▶ [Dataset content]:
------------------------------------------------------------------------

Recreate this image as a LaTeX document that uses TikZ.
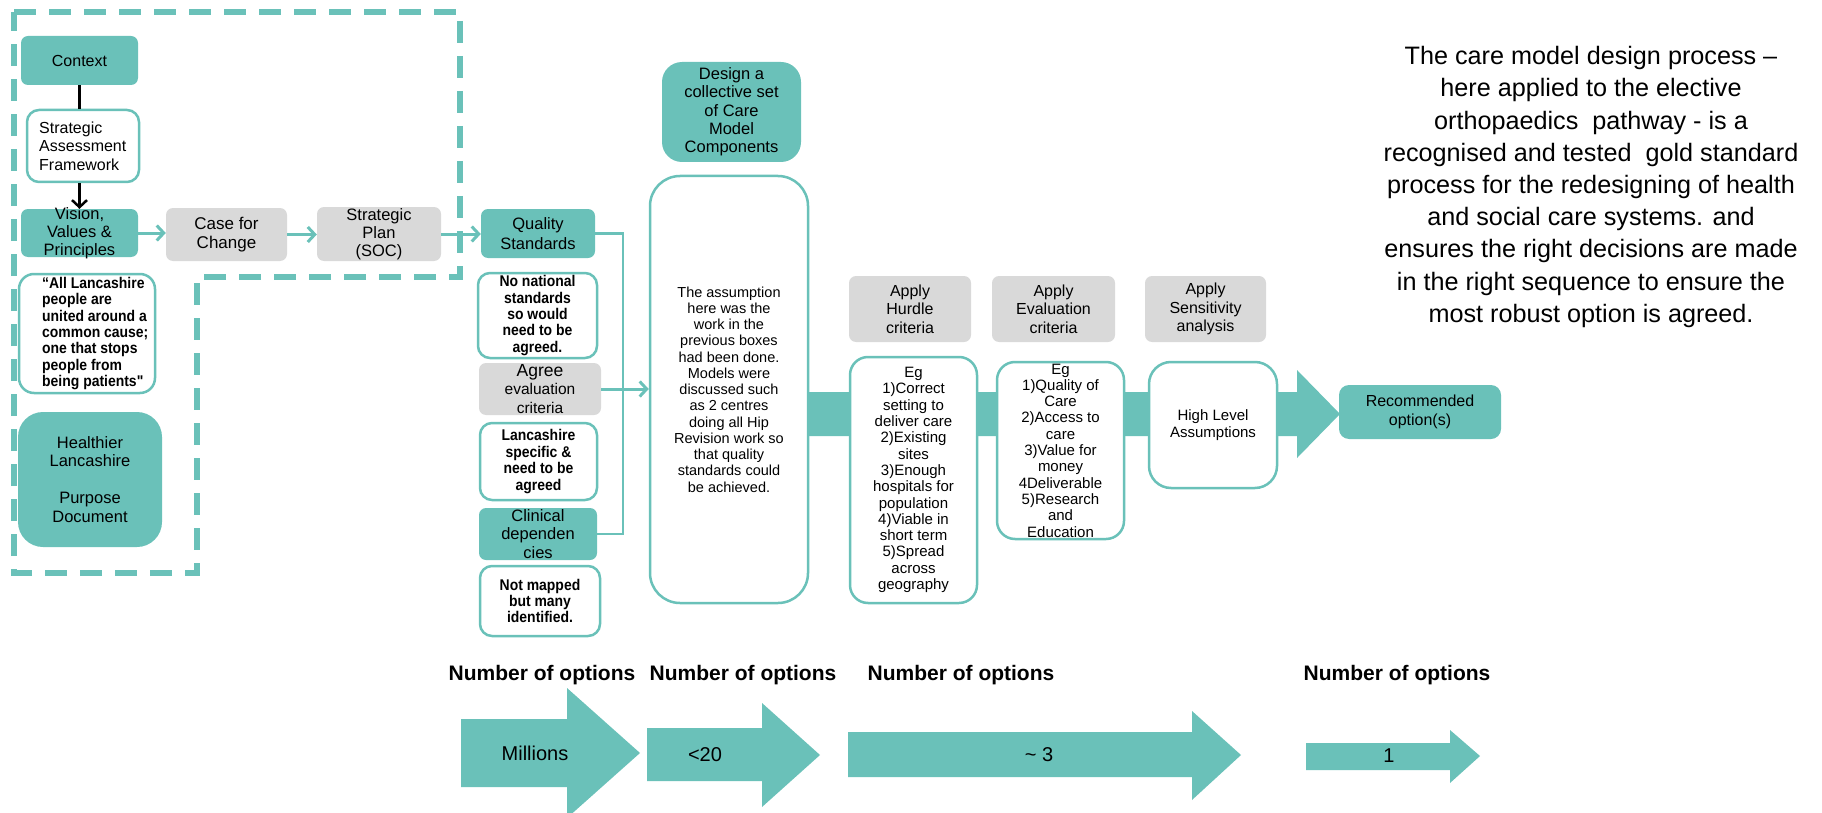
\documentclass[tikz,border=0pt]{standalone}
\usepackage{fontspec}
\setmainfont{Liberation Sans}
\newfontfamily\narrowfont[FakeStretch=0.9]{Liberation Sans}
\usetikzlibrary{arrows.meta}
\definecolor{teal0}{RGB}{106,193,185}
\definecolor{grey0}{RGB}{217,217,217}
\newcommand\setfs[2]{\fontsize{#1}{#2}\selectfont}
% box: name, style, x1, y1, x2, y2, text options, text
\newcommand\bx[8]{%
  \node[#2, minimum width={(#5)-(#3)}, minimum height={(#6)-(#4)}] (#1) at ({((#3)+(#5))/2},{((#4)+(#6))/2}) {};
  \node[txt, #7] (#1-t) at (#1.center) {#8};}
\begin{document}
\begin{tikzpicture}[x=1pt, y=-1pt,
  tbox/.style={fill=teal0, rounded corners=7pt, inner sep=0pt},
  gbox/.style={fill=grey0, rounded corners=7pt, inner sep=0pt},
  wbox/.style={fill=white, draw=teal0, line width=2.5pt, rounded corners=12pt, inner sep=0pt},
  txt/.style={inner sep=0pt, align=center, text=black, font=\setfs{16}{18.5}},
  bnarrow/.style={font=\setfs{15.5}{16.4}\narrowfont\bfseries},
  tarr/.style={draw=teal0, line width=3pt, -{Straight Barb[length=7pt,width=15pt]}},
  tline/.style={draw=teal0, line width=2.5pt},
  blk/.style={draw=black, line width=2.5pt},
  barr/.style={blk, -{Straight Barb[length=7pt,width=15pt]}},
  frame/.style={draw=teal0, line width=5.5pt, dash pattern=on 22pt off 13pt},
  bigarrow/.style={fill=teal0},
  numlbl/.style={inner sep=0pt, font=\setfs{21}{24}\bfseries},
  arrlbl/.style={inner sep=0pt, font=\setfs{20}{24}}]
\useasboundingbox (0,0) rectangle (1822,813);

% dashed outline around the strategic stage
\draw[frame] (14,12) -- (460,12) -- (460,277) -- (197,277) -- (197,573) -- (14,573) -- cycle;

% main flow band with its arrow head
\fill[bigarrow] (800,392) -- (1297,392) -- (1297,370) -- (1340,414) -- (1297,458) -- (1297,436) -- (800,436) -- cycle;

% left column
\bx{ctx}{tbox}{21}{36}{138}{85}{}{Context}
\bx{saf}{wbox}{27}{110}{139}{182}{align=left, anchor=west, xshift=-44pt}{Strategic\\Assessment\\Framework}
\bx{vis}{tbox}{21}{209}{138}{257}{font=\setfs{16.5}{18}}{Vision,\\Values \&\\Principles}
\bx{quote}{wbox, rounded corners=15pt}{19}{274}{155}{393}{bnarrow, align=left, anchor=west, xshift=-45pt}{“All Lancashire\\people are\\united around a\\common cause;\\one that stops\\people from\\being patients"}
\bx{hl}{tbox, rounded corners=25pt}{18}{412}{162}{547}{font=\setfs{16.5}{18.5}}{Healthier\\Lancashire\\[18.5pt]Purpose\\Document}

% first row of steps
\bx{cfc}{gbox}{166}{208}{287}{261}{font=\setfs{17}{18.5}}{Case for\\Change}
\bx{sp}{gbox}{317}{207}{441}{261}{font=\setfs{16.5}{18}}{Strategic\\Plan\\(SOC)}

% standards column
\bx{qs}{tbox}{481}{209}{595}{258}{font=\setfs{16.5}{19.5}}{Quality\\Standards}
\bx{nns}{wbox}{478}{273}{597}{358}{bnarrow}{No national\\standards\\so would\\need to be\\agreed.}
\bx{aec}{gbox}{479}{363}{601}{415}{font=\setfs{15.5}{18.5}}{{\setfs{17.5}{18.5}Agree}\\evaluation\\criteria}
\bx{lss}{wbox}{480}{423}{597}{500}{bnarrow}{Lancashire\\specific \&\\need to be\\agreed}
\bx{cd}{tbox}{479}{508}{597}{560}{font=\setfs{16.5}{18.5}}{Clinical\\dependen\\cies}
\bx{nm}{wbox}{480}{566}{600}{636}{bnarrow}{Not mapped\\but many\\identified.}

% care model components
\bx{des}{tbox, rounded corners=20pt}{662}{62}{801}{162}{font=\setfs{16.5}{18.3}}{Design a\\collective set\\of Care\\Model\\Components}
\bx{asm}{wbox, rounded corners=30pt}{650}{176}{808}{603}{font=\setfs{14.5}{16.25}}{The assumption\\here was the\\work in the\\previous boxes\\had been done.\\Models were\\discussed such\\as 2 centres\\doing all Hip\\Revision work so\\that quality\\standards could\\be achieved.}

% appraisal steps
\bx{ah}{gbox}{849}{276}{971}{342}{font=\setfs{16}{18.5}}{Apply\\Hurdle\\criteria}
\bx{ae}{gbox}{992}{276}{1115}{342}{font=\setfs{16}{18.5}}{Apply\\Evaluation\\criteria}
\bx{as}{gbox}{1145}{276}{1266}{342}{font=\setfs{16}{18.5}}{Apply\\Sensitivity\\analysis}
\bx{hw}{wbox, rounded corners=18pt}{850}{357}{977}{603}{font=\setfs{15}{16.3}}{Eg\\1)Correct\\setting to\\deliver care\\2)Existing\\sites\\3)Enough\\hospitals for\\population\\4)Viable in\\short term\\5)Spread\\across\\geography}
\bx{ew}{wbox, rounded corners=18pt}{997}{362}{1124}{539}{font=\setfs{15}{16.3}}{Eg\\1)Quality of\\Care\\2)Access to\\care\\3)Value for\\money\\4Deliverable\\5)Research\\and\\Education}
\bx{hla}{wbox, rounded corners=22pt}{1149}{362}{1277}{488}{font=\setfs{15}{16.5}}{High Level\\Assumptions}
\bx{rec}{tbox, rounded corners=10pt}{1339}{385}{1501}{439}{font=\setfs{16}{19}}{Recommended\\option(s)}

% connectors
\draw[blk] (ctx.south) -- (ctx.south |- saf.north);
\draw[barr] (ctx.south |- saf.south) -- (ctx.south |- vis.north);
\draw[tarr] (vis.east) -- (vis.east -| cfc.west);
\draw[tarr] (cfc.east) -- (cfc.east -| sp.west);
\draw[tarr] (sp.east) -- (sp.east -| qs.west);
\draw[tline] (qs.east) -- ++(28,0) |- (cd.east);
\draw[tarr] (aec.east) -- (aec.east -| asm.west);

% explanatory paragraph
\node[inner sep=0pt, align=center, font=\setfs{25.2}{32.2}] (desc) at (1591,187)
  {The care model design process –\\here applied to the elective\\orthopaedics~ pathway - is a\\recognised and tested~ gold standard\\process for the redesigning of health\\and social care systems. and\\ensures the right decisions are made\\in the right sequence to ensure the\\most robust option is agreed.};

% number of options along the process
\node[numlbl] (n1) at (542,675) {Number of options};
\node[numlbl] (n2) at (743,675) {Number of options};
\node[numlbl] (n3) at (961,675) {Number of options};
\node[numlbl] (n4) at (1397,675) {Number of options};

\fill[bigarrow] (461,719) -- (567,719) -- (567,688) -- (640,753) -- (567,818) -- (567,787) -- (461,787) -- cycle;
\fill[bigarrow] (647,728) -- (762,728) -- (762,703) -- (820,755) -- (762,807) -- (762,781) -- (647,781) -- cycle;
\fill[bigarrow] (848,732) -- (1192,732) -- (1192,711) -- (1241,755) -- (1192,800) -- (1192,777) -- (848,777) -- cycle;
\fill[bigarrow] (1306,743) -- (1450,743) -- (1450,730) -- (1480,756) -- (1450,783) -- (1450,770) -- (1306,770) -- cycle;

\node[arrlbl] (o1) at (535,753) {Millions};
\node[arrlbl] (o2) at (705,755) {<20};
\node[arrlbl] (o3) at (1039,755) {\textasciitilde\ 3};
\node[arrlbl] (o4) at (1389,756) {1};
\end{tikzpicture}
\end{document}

------------------------------------------------------------------------

▶ [Exercise instructions]: Give back exactly the lines from the first line of the data through the line with "(800,436) -- cycle;", pictures excluded.

▶ [Answer below]:
Recreate this image as a LaTeX document that uses TikZ.
\documentclass[tikz,border=0pt]{standalone}
\usepackage{fontspec}
\setmainfont{Liberation Sans}
\newfontfamily\narrowfont[FakeStretch=0.9]{Liberation Sans}
\usetikzlibrary{arrows.meta}
\definecolor{teal0}{RGB}{106,193,185}
\definecolor{grey0}{RGB}{217,217,217}
\newcommand\setfs[2]{\fontsize{#1}{#2}\selectfont}
% box: name, style, x1, y1, x2, y2, text options, text
\newcommand\bx[8]{%
  \node[#2, minimum width={(#5)-(#3)}, minimum height={(#6)-(#4)}] (#1) at ({((#3)+(#5))/2},{((#4)+(#6))/2}) {};
  \node[txt, #7] (#1-t) at (#1.center) {#8};}
\begin{document}
\begin{tikzpicture}[x=1pt, y=-1pt,
  tbox/.style={fill=teal0, rounded corners=7pt, inner sep=0pt},
  gbox/.style={fill=grey0, rounded corners=7pt, inner sep=0pt},
  wbox/.style={fill=white, draw=teal0, line width=2.5pt, rounded corners=12pt, inner sep=0pt},
  txt/.style={inner sep=0pt, align=center, text=black, font=\setfs{16}{18.5}},
  bnarrow/.style={font=\setfs{15.5}{16.4}\narrowfont\bfseries},
  tarr/.style={draw=teal0, line width=3pt, -{Straight Barb[length=7pt,width=15pt]}},
  tline/.style={draw=teal0, line width=2.5pt},
  blk/.style={draw=black, line width=2.5pt},
  barr/.style={blk, -{Straight Barb[length=7pt,width=15pt]}},
  frame/.style={draw=teal0, line width=5.5pt, dash pattern=on 22pt off 13pt},
  bigarrow/.style={fill=teal0},
  numlbl/.style={inner sep=0pt, font=\setfs{21}{24}\bfseries},
  arrlbl/.style={inner sep=0pt, font=\setfs{20}{24}}]
\useasboundingbox (0,0) rectangle (1822,813);

% dashed outline around the strategic stage
\draw[frame] (14,12) -- (460,12) -- (460,277) -- (197,277) -- (197,573) -- (14,573) -- cycle;

% main flow band with its arrow head
\fill[bigarrow] (800,392) -- (1297,392) -- (1297,370) -- (1340,414) -- (1297,458) -- (1297,436) -- (800,436) -- cycle;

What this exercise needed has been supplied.